Institute Staff
Prof. Amos Morris - Reich
Director
Amos Morris – Reich works on the intersection of Jewish history and the history of science with special emphasis on the German context. His first book The Quest for Jewish Assimilation in Modern Social Science (Routledge, 2007) focused on the emergence of notions of assimilation in cultural anthropology and formal sociology in the final decades of the nineteenth century and the first decades of the twentieth century and their effect on the understanding of the future course of Jews as a minority in modern society. His second book Race and Photography: Racial Photography as Scientific Evidence, 1876-1980 (University of Chicago Press, 2016) employed historical epistemology to remap the history of photography as scientific evidence in the study of “race” ranging from physical anthropology to phenomenology. His forthcoming book Photography and Jewish History: Five Twentieth Century Cases studies five twentieth century cases which intersect the history of photography and Jewish history ranging from folklore through philanthropy to art.

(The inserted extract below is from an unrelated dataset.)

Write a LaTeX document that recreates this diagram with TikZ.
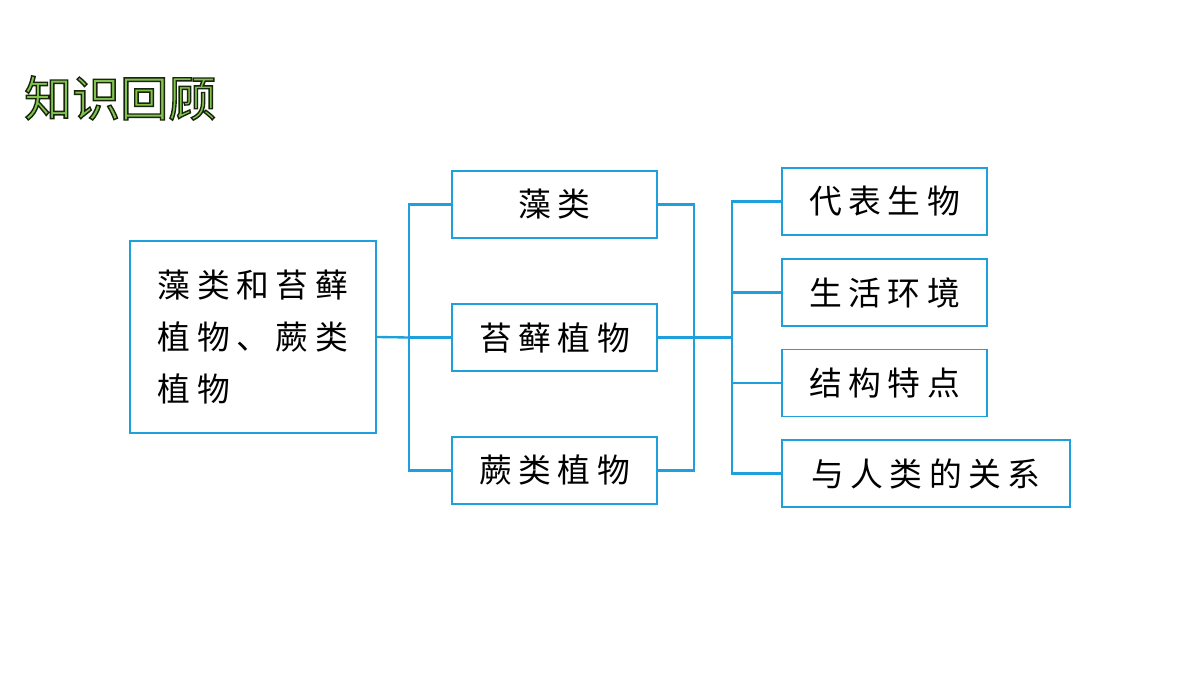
\documentclass[tikz,border=0pt]{standalone}
\usepackage{fontspec}
\newfontfamily\cjk[LetterSpace=20]{Noto Sans CJK SC}
\newfontfamily\cjktitle{Noto Sans CJK SC}
\definecolor{lineblue}{RGB}{30,160,220}
\definecolor{titlegreen}{RGB}{130,195,80}
\newcommand\rimtext[1]{\special{pdf:code q 2 Tr 1.2 w 0.1 0.15 0.05 RG}#1\special{pdf:code Q}}
\begin{document}
\begin{tikzpicture}[x=0.03cm,y=-0.03cm,
  box/.style={draw=lineblue, line width=1.6pt, minimum height=2.01cm, inner sep=0pt,
    font=\cjk\fontsize{28}{44}\selectfont},
  link/.style={lineblue, line width=2pt},
  title/.style={font=\cjktitle\fontsize{41}{41}\selectfont, anchor=west, text=titlegreen}]
% page
\fill[white] (0,0) rectangle (1200,675);
% title
\node[title] (title) at (20,98) {\rimtext{知识回顾}};
% boxes
\node[box, minimum width=7.38cm, minimum height=5.76cm, align=left] (plants) at (253,337) {藻类和苔藓\\植物、蕨类\\植物};
\node[box, minimum width=6.15cm] (algae) at (554.5,204.5) {藻类};
\node[box, minimum width=6.15cm] (moss) at (554.5,337.5) {苔藓植物};
\node[box, minimum width=6.15cm] (fern) at (554.5,470.5) {蕨类植物};
\node[box, minimum width=6.15cm] (example) at (884.5,201.5) {代表生物};
\node[box, minimum width=6.15cm] (habitat) at (884.5,292.5) {生活环境};
\node[box, minimum width=6.15cm] (structure) at (884.5,383) {结构特点};
\node[box, minimum width=8.64cm] (human) at (926,473.5) {与人类的关系};
% junctions
\coordinate (split) at (409,337.5);
\coordinate (merge) at (694,337.5);
\coordinate (fan) at (732,337.5);
% connectors
\draw[link] (plants.east) -- (split);
\draw[link] (split) |- (algae.west);
\draw[link] (split) |- (fern.west);
\draw[link] (split) -- (moss.west);
\draw[link] (algae.east) -| (merge);
\draw[link] (fern.east) -| (merge);
\draw[link] (moss.east) -- (merge) -- (fan);
\draw[link] (fan) |- (example.west);
\draw[link] (fan) |- (habitat.west);
\draw[link] (fan) |- (structure.west);
\draw[link] (fan) |- (human.west);
\end{tikzpicture}
\end{document}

Morris - Reich co-edited (with Dirk Rupnow), Ideas of “Race” in the History of the Humanities (Palgrave, 2017) and (with Margaret Olin), Photography and Imagination (Routledge, 2019). He edited the first collection of essays by Georg Simmel in Hebrew: Georg Simmel: "How is Society Possible?" and Other Essays (Ha-kibutz ha-meuchad, 2012) and the first collection of essays by Sander Gilman in Hebrew: The Jewish Body and Other Protruding Organs: A Selection of Essays by Sander Gilman (Resling, 2015).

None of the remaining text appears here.